From rocker to doctor
Not many doctors can say they've been mentioned in SPIN, the influential music industry news source that once published as a popular magazine.
The 2006 spotlight piece introduces the ultra-cool SPIN audience to guitarist Dave Cykert and his band. It also, maybe unintentionally, predicts the future.
“… despite early gigs with the likes of the Killers and Puddle of Mudd, they're not quitting their day jobs: Cykert is a scientist …”
Today, Spartanburg audiences may know the guitarist as David Cykert, MD, the newest physician at Medical Group of the Carolinas – Internal Medicine – Westside.
Cykert graduated high school in Burlington, N.C., in 1997 and attended the University of North Carolina at Chapel Hill. A renaissance man, Cykert fenced, completed an honors thesis in evolutionary biology, and rowed as part of the UNC Men's Crew Team.
Cykert graduated with a biology degree in 2001 just as his music career was taking off.

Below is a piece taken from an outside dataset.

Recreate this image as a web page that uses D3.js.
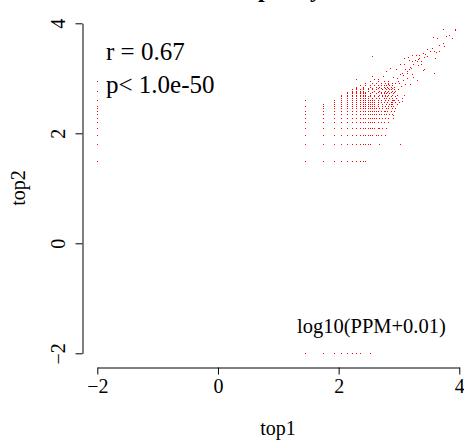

“I was exploring a medical degree when my garage band got offered a contract,” Cykert said.
Heeding the call
In the background, however, medicine continued to call. While with the band, Cykert worked in the pharmaceutical industry. He also volunteered in health clinics and worked as an EMT.
“The more I helped people and pursued medicine, the better I felt,” Cykert said.
He returned to school in 2012 and earned his doctor of medicine degree from the Medical University of South Carolina in 2016. He returned to UNC-Chapel Hill to take part in the internal medicine residency program.
He met his wife, Patty, during his intern year of residency at Chapel Hill. Patty Cykert, a nurse practitioner, joined Medical Group of the Carolinas – Gastroenterology – Spartanburg in July.
Cykert recalls meeting her and thinking, “This is my person.”
“There is something special about her,” Cykert said. “There's a light to her.”
Studying disparities
While in medical school, Cykert studied the impact of ethnicity, socioeconomic status and geographic location on health as part of the MUSC Center for Health Disparities Research. He also researched how those factors affect the way Type 2 diabetes patients care for their condition.
Removing barriers to healthcare is important to Cykert, who said he would work with people in clinics, churches and conduct public information sessions if it helped improve community wellbeing.
“So many things impact health,” Dr. Cykert said. “The environment we're exposed to affects your genes and your children's genes. There's a lot of ways to keep each other healthy if we think about health like that.”
‘The patient is the boss'
Developing a doctor-patient relationship over time is also important to the process. Part of that involves asking patients about their goals and helping to meet them.
“I'm an advisor,” Dr. Cykert said. “The patient is the boss. They're the ultimate practitioner of their health.”
While not a vegetarian, Dr. Cykert eats meat sparingly and adheres to a largely plant-based diet.
“Life is about balance, and nutrition is a medicine of sorts,” Dr. Cykert said. “The way that we eat is such a part of who we are.”
It's difficult to make hard and fast rules in nutrition. It's important to meet people where they're at in life.
“I want to be able to tell a patient, ‘I've done this. It worked for me. It might not for you,'” Dr. Cykert said.